The exercise
Copy out all of the material, matching it word for word.

Recorded data
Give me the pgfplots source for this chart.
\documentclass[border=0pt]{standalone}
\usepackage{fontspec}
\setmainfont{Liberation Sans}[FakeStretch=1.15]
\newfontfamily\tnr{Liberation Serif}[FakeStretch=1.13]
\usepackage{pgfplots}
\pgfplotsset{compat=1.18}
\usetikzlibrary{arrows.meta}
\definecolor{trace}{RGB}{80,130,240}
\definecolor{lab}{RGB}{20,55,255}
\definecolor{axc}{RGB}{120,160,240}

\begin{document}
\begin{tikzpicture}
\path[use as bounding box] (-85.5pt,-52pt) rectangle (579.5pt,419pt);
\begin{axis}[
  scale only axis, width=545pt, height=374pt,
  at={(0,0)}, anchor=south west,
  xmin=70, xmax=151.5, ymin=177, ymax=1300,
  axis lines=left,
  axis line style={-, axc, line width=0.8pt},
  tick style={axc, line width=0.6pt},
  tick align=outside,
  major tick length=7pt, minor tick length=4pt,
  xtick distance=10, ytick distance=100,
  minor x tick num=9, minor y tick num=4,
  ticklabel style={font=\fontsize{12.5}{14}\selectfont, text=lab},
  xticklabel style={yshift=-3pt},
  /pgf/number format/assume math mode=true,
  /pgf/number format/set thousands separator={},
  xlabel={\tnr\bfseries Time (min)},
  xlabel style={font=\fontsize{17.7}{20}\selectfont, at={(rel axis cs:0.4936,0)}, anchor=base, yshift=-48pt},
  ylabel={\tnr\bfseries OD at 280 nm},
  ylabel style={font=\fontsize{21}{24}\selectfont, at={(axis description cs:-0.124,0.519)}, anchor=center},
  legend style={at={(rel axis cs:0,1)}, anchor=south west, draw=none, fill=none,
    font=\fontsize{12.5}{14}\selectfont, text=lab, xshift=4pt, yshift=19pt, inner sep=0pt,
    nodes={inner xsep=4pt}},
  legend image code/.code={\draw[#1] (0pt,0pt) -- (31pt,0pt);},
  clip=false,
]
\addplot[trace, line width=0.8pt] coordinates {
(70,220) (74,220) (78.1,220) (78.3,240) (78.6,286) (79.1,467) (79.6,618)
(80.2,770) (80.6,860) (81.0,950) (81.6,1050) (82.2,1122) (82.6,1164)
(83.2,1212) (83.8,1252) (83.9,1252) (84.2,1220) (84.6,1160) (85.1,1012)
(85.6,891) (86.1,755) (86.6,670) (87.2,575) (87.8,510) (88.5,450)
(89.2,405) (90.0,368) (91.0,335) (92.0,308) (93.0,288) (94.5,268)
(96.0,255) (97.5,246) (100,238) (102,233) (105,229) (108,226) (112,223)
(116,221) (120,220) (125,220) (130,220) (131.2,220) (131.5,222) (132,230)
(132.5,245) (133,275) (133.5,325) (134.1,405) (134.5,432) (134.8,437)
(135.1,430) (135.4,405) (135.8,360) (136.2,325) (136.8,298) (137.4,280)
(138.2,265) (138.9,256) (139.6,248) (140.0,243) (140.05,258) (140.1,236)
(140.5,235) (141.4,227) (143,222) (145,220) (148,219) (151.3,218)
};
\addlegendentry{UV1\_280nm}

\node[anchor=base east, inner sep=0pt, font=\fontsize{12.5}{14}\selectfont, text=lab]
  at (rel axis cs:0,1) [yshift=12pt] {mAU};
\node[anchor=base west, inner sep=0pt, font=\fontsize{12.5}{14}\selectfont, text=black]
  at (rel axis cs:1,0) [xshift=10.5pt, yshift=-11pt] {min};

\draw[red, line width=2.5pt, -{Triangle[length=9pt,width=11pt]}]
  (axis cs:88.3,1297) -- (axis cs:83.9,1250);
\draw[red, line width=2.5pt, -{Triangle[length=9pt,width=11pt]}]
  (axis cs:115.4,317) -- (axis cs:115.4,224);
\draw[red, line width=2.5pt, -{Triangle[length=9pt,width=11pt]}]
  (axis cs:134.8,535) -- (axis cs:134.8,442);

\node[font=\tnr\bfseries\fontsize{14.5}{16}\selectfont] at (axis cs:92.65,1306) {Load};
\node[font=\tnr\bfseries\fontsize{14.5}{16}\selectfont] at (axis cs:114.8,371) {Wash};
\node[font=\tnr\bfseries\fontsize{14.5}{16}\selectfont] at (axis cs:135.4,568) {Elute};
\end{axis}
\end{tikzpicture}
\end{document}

Final answer
Give me the pgfplots source for this chart.
\documentclass[border=0pt]{standalone}
\usepackage{fontspec}
\setmainfont{Liberation Sans}[FakeStretch=1.15]
\newfontfamily\tnr{Liberation Serif}[FakeStretch=1.13]
\usepackage{pgfplots}
\pgfplotsset{compat=1.18}
\usetikzlibrary{arrows.meta}
\definecolor{trace}{RGB}{80,130,240}
\definecolor{lab}{RGB}{20,55,255}
\definecolor{axc}{RGB}{120,160,240}

\begin{document}
\begin{tikzpicture}
\path[use as bounding box] (-85.5pt,-52pt) rectangle (579.5pt,419pt);
\begin{axis}[
  scale only axis, width=545pt, height=374pt,
  at={(0,0)}, anchor=south west,
  xmin=70, xmax=151.5, ymin=177, ymax=1300,
  axis lines=left,
  axis line style={-, axc, line width=0.8pt},
  tick style={axc, line width=0.6pt},
  tick align=outside,
  major tick length=7pt, minor tick length=4pt,
  xtick distance=10, ytick distance=100,
  minor x tick num=9, minor y tick num=4,
  ticklabel style={font=\fontsize{12.5}{14}\selectfont, text=lab},
  xticklabel style={yshift=-3pt},
  /pgf/number format/assume math mode=true,
  /pgf/number format/set thousands separator={},
  xlabel={\tnr\bfseries Time (min)},
  xlabel style={font=\fontsize{17.7}{20}\selectfont, at={(rel axis cs:0.4936,0)}, anchor=base, yshift=-48pt},
  ylabel={\tnr\bfseries OD at 280 nm},
  ylabel style={font=\fontsize{21}{24}\selectfont, at={(axis description cs:-0.124,0.519)}, anchor=center},
  legend style={at={(rel axis cs:0,1)}, anchor=south west, draw=none, fill=none,
    font=\fontsize{12.5}{14}\selectfont, text=lab, xshift=4pt, yshift=19pt, inner sep=0pt,
    nodes={inner xsep=4pt}},
  legend image code/.code={\draw[#1] (0pt,0pt) -- (31pt,0pt);},
  clip=false,
]
\addplot[trace, line width=0.8pt] coordinates {
(70,220) (74,220) (78.1,220) (78.3,240) (78.6,286) (79.1,467) (79.6,618)
(80.2,770) (80.6,860) (81.0,950) (81.6,1050) (82.2,1122) (82.6,1164)
(83.2,1212) (83.8,1252) (83.9,1252) (84.2,1220) (84.6,1160) (85.1,1012)
(85.6,891) (86.1,755) (86.6,670) (87.2,575) (87.8,510) (88.5,450)
(89.2,405) (90.0,368) (91.0,335) (92.0,308) (93.0,288) (94.5,268)
(96.0,255) (97.5,246) (100,238) (102,233) (105,229) (108,226) (112,223)
(116,221) (120,220) (125,220) (130,220) (131.2,220) (131.5,222) (132,230)
(132.5,245) (133,275) (133.5,325) (134.1,405) (134.5,432) (134.8,437)
(135.1,430) (135.4,405) (135.8,360) (136.2,325) (136.8,298) (137.4,280)
(138.2,265) (138.9,256) (139.6,248) (140.0,243) (140.05,258) (140.1,236)
(140.5,235) (141.4,227) (143,222) (145,220) (148,219) (151.3,218)
};
\addlegendentry{UV1\_280nm}

\node[anchor=base east, inner sep=0pt, font=\fontsize{12.5}{14}\selectfont, text=lab]
  at (rel axis cs:0,1) [yshift=12pt] {mAU};
\node[anchor=base west, inner sep=0pt, font=\fontsize{12.5}{14}\selectfont, text=black]
  at (rel axis cs:1,0) [xshift=10.5pt, yshift=-11pt] {min};

\draw[red, line width=2.5pt, -{Triangle[length=9pt,width=11pt]}]
  (axis cs:88.3,1297) -- (axis cs:83.9,1250);
\draw[red, line width=2.5pt, -{Triangle[length=9pt,width=11pt]}]
  (axis cs:115.4,317) -- (axis cs:115.4,224);
\draw[red, line width=2.5pt, -{Triangle[length=9pt,width=11pt]}]
  (axis cs:134.8,535) -- (axis cs:134.8,442);

\node[font=\tnr\bfseries\fontsize{14.5}{16}\selectfont] at (axis cs:92.65,1306) {Load};
\node[font=\tnr\bfseries\fontsize{14.5}{16}\selectfont] at (axis cs:114.8,371) {Wash};
\node[font=\tnr\bfseries\fontsize{14.5}{16}\selectfont] at (axis cs:135.4,568) {Elute};
\end{axis}
\end{tikzpicture}
\end{document}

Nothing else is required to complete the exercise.